On a somewhat
lighter note, I was reading a criminal novel this past weekend that was based
on someone searching for eternal life – not something I am expecting or would
necessarily look forward to. One
of the novel’s characters (‘Character #1) at one point asked “How many of you
have heard or read the old French Curse: May your fondest wish (eternal life)
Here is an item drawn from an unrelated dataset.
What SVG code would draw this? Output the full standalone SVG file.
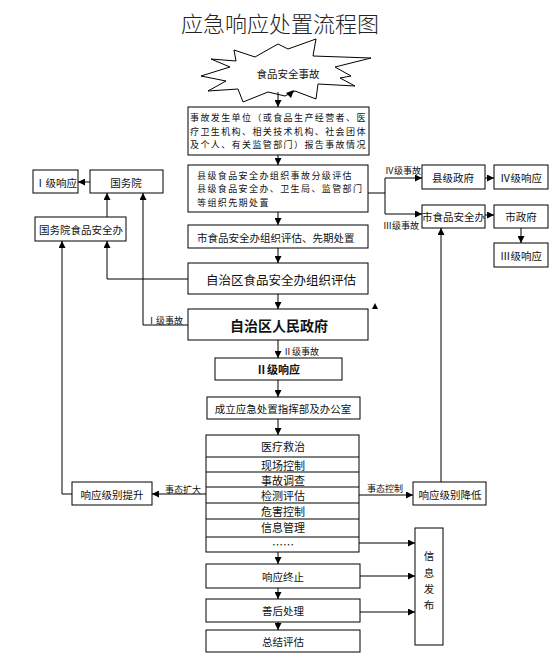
<svg xmlns="http://www.w3.org/2000/svg" width="560" height="663" viewBox="0 0 560 663">
<style>
.b{fill:#fff;stroke:#000;stroke-width:1}
.t{font-family:"Noto Sans CJK SC","Noto Sans",sans-serif;fill:#111;dominant-baseline:central}
.c{text-anchor:middle}
.s9{font-size:9px}
.sm{font-size:9px;letter-spacing:1.4px}
.s10{font-size:10.5px}
.s11{font-size:11px}
.s12{font-size:12.5px}
.ln{fill:none;stroke:#000;stroke-width:1}
</style>
<defs>
<marker id="ah" viewBox="0 0 8 8" refX="8" refY="4" markerWidth="7" markerHeight="7" markerUnits="userSpaceOnUse" orient="auto">
<path d="M0,0 L8,4 L0,8 Z" fill="#000"/>
</marker>
</defs>
<rect width="560" height="663" fill="#fff"/>
<text id="title" class="t c" x="280" y="22" style="font-size:22px;font-weight:300;fill:#222">应急响应处置流程图</text>

<g id="star">
<path class="b" d="M234,50 L255,57 L278,44 L288,49 L316,39 L313,56 L371,58 L335,67 L351,76 L340,78 L355,86 L318,84 L316,99 L295,91 L285,96 L268,92 L243,102 L238,89 L208,91 L226,81 L201,76 L230,67 L211,59 L236,61 Z"/>
<text class="t c s10" x="288" y="73">食品安全事故</text>
</g>

<g id="box1">
<rect class="b" x="188" y="107" width="181" height="48"/>
<text class="t sm" x="190" y="117.5">事故发生单位（或食品生产经营者、医</text>
<text class="t sm" x="190" y="131">疗卫生机构、相关技术机构、社会团体</text>
<text class="t sm" x="190" y="144.5">及个人、有关监管部门）报告事故情况</text>
</g>

<g id="box2">
<rect class="b" x="188" y="165" width="180" height="47"/>
<text class="t sm" x="197" y="175">县级食品安全办组织事故分级评估</text>
<text class="t sm" x="197" y="188.5">县级食品安全办、卫生局、监管部门</text>
<text class="t sm" x="197" y="202">等组织先期处置</text>
</g>

<g id="box3">
<rect class="b" x="188" y="225" width="180" height="23"/>
<text class="t s10" x="197" y="237">市食品安全办组织评估、先期处置</text>
</g>

<g id="box4">
<rect class="b" x="188" y="263" width="180" height="31"/>
<text class="t c s12" x="281" y="279">自治区食品安全办组织评估</text>
</g>

<g id="box5">
<rect class="b" x="188" y="309" width="180" height="31"/>
<text class="t c" x="279" y="325" style="font-size:14px;font-weight:bold">自治区人民政府</text>
</g>

<g id="lv2">
<rect class="b" x="215" y="358" width="127" height="22"/>
<text class="t c s11" x="278" y="369" style="font-weight:bold">Ⅱ级响应</text>
</g>

<g id="hq">
<rect class="b" x="207" y="397" width="153" height="22"/>
<text class="t c s10" x="283" y="408">成立应急处置指挥部及办公室</text>
</g>

<g id="tasks">
<rect class="b" x="206" y="435" width="153" height="117"/>
<path class="ln" d="M206,457 H359 M206,472 H359 M206,487 H359 M206,503 H359 M206,519 H359 M206,537 H359"/>
<text class="t c s11" x="283" y="446">医疗救治</text>
<text class="t c s11" x="283" y="464.5">现场控制</text>
<text class="t c s11" x="283" y="479.5">事故调查</text>
<text class="t c s11" x="283" y="495">检测评估</text>
<text class="t c s11" x="283" y="511">危害控制</text>
<text class="t c s11" x="283" y="527">信息管理</text>
<text class="t c s11" x="283" y="544">……</text>
</g>

<g id="end">
<rect class="b" x="206" y="564" width="154" height="24"/>
<text class="t c s10" x="283" y="576">响应终止</text>
</g>
<g id="after">
<rect class="b" x="206" y="599" width="154" height="23"/>
<text class="t c s10" x="283" y="610.5">善后处理</text>
</g>
<g id="summary">
<rect class="b" x="206" y="630" width="154" height="22"/>
<text class="t c s10" x="283" y="641">总结评估</text>
</g>

<g id="info">
<rect class="b" x="415" y="528" width="28" height="117"/>
<text class="t c s10" x="429" y="555">信</text>
<text class="t c s10" x="429" y="572">息</text>
<text class="t c s10" x="429" y="588">发</text>
<text class="t c s10" x="429" y="604">布</text>
</g>

<g id="lv1">
<rect class="b" x="33" y="170" width="45" height="23"/>
<text class="t c s10" x="56" y="182">Ⅰ级响应</text>
</g>
<g id="state">
<rect class="b" x="90" y="170" width="73" height="23"/>
<text class="t c s10" x="126" y="182">国务院</text>
</g>
<g id="stateoffice">
<rect class="b" x="35" y="217" width="91" height="24"/>
<text class="t c s10" x="81" y="229">国务院食品安全办</text>
</g>
<g id="raise">
<rect class="b" x="72" y="482" width="80" height="23"/>
<text class="t c s10" x="112" y="494">响应级别提升</text>
</g>

<g id="county">
<rect class="b" x="422" y="165" width="63" height="24"/>
<text class="t c s10" x="453" y="177">县级政府</text>
</g>
<g id="lv4">
<rect class="b" x="494" y="165" width="54" height="24"/>
<text class="t c s10" x="521" y="177">Ⅳ级响应</text>
</g>
<g id="cityoffice">
<rect class="b" x="422" y="205" width="63" height="23"/>
<text class="t c s10" x="453.5" y="216">市食品安全办</text>
</g>
<g id="city">
<rect class="b" x="494" y="205" width="54" height="23"/>
<text class="t c s10" x="521" y="216">市政府</text>
</g>
<g id="lv3">
<rect class="b" x="494" y="243" width="54" height="24"/>
<text class="t c s10" x="521" y="255">Ⅲ级响应</text>
</g>
<g id="lower">
<rect class="b" x="413" y="482" width="73" height="23"/>
<text class="t c s10" x="450" y="494">响应级别降低</text>
</g>

<g id="connectors">
<path class="ln" marker-end="url(#ah)" d="M278,92 V107"/>
<path class="ln" marker-end="url(#ah)" d="M278,155 V165"/>
<path class="ln" marker-end="url(#ah)" d="M278,212 V225"/>
<path class="ln" marker-end="url(#ah)" d="M278,248 V263"/>
<path class="ln" marker-end="url(#ah)" d="M278,294 V309"/>
<path class="ln" marker-end="url(#ah)" d="M278,340 V358"/>
<path class="ln" marker-end="url(#ah)" d="M278,380 V397"/>
<path class="ln" marker-end="url(#ah)" d="M278,419 V435"/>
<path class="ln" marker-end="url(#ah)" d="M278,552 V564"/>
<path class="ln" marker-end="url(#ah)" d="M278,588 V599"/>
<path class="ln" marker-end="url(#ah)" d="M278,622 V630"/>
<path class="ln" d="M368,193 H385 M385,178 V214"/>
<path class="ln" marker-end="url(#ah)" d="M385,178 H422"/>
<path class="ln" marker-end="url(#ah)" d="M385,214 H422"/>
<path class="ln" marker-end="url(#ah)" d="M485,178 H494"/>
<path class="ln" marker-end="url(#ah)" d="M485,215 H494"/>
<path class="ln" marker-end="url(#ah)" d="M521,228 V243"/>
<path class="ln" marker-end="url(#ah)" d="M441,482 V228"/>
<path class="ln" marker-end="url(#ah)" d="M359,495 H413"/>
<path class="ln" marker-end="url(#ah)" d="M206,494 H152"/>
<path class="ln" marker-end="url(#ah)" d="M72,494 H62 V241"/>
<path class="ln" marker-end="url(#ah)" d="M188,279 H107 V241"/>
<path class="ln" marker-end="url(#ah)" d="M107,217 V193"/>
<path class="ln" marker-end="url(#ah)" d="M188,325 H143 V193"/>
<path class="ln" marker-end="url(#ah)" d="M90,182 H78"/>
<path class="ln" marker-end="url(#ah)" d="M359,543 H415"/>
<path class="ln" marker-end="url(#ah)" d="M360,576 H415"/>
<path class="ln" marker-end="url(#ah)" d="M360,612 H415"/>
<path d="M286,93 L294,90 L291,98 Z" fill="#000"/>
<path d="M375,303 L378,309 L372,309 Z" fill="#000"/>
<text class="t s9" x="385" y="170">Ⅳ级事故</text>
<text class="t s9" x="383" y="225">Ⅲ级事故</text>
<text class="t s9" x="147" y="320">Ⅰ级事故</text>
<text class="t s9" x="283" y="351">Ⅱ级事故</text>
<text class="t s9" x="165" y="489">事态扩大</text>
<text class="t s9" x="367" y="488">事态控制</text>
</g>
</svg>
come true. If this (eternal life)
treatment is cheap and available to everyone, it will destroy the earth with
overpopulation. If it is dear and
available only to the very rich, it will cause riots, wars, a breakdown of the
social contract. Either way, it
will lead directly to human misery.
What is the value of a long life, when it is lived in squalor and
unhappiness?”
Character #1 responded:
“What about the immeasurable increase in wisdom that this discovery will bring,
when you consider the one, maybe two hundred years, of additional learning and
study it will afford the brilliant mind?”
Whereupon Character #1
said: “The wise and good are
outnumbered a thousand to one by the brutal and stupid. When you give an Einstein two centuries
to perfect his science, you give a thousand others two centuries to perfect
their brutality.”
In the context of this exchange between characters in a novel, you might
want to consider where we are in 2011 (1) 7 billion world population and
growing, and (2) increasingly disparate differences in developed countries
(read in particular the U.S.) between the wealthy, and those who live on Main
Street or worse. The interactions
between the two Characters strike me as being entirely consistent with much of
what I say in these e-mails, although I don’t happen to think the difference
between the ‘wise and the good’ and ‘the brutal and stupid’ is as clearly
defined as the novelist would have one believe.